Killer Weekend allows Ridley Pearson to settle a lot of scores but they’re not all in his fictional world. Most readers will get sucked into this engaging new political/power-elite thriller without ever realizing that Pearson is taking a stab as his adopted hometown of Sun Valley, Idaho. Killer Weekend depicts the town as an intricate web of adultery and other assorted domestic troubles overseen by a small-town sheriff fending off an unruly bunch of hired guns. But because the writer doesn’t bother to disguise his characters from the real-world oddballs they’re based upon, the reader is left wonder where the thriller ends and the culture of the mega-wealthy begins.

This quintessential beach book follows a fairly simple formula: Elizabeth Shaler is an Attorney General who has stepped on a few too many corporate toes. She is expected to announce a presidential bid at a large technology conference being held by a billionaire entrepreneur. It becomes incredibly clear early on that the entrepreneur, Patrick Cutter, is mainly concerned with throwing a good conference not protecting Shaler from an unknown entity that has taken out a contract on her life.

So it falls on the local sheriff to protect Shaler alongside the Feds who go out of their way to underestimate him. As we learn early-on, this is Walt’s second turn at saving Elizabeth’s life which appears to have earned him her trust. Meanwhile, Billionaire Cutter is distracted when his deadbeat brother begins to rekindle an affair with the wife of one of the area’s most powerful individuals.

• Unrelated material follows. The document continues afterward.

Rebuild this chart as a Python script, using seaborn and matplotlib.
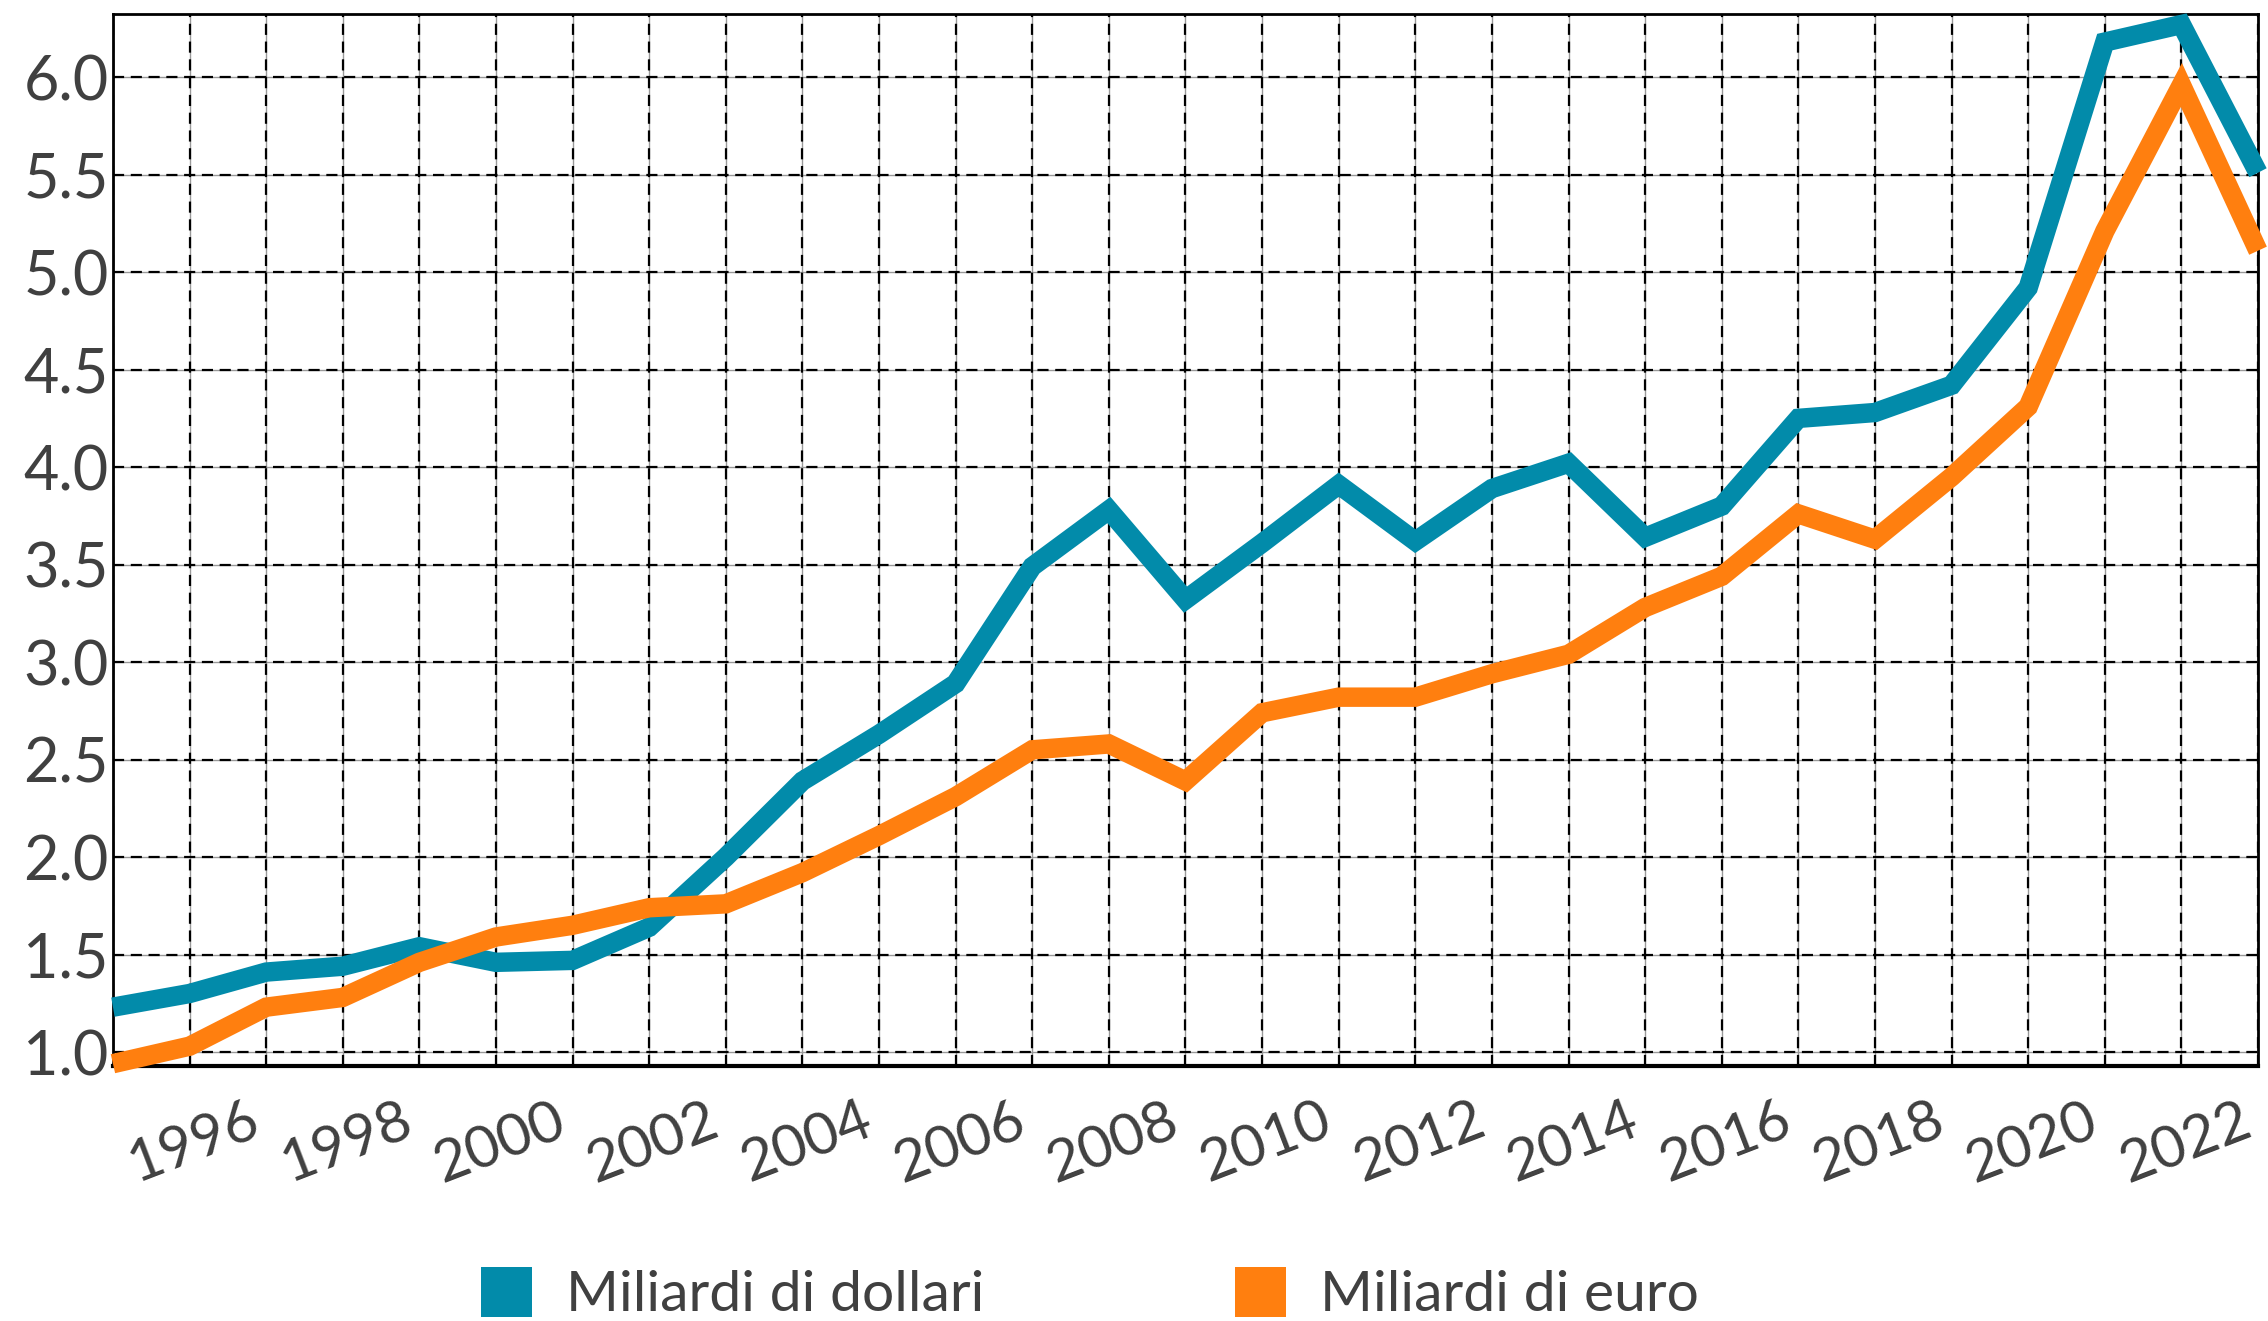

This is where the book gets really interesting. For the few people lucky enough to live in Sun Valley, it is fun to read his oblong digs at one of the valley’s most popular restaurants – Christina’s, a popular hang-out of ladies who lunch – and to see the area’s vet, Mark Acker, as a central character in the book. Heck, even his main character, Walt Fleming, is modeled on the local sheriff, J Walt Femling. It’s Pearson’s ‘ripped from the headlines’ approach for his other characters that will engage most readers, though.

Attorney General Elizabeth Shaler is a clear combination of local resident John Kerry and Elliot Spitzer. The C3 conference that is a centerpiece of the novel looks awfully similar to the Allen Conference that occurs every year. Figuring out which of the rich-list he used for some of the other characters is half of the fun of the book – in addition to a well-written and entertaining book, Killer Weekend has the added benefit of being a Sudoku-like gossip column.

We can only hope that this is the start of a new cycle for Pearson. In Fleming, he seems to have found an intricately human, brilliant character because, unlike so many other characters in the genre, he appears fallible. Perhaps that is why this is Pearson’s best book in years.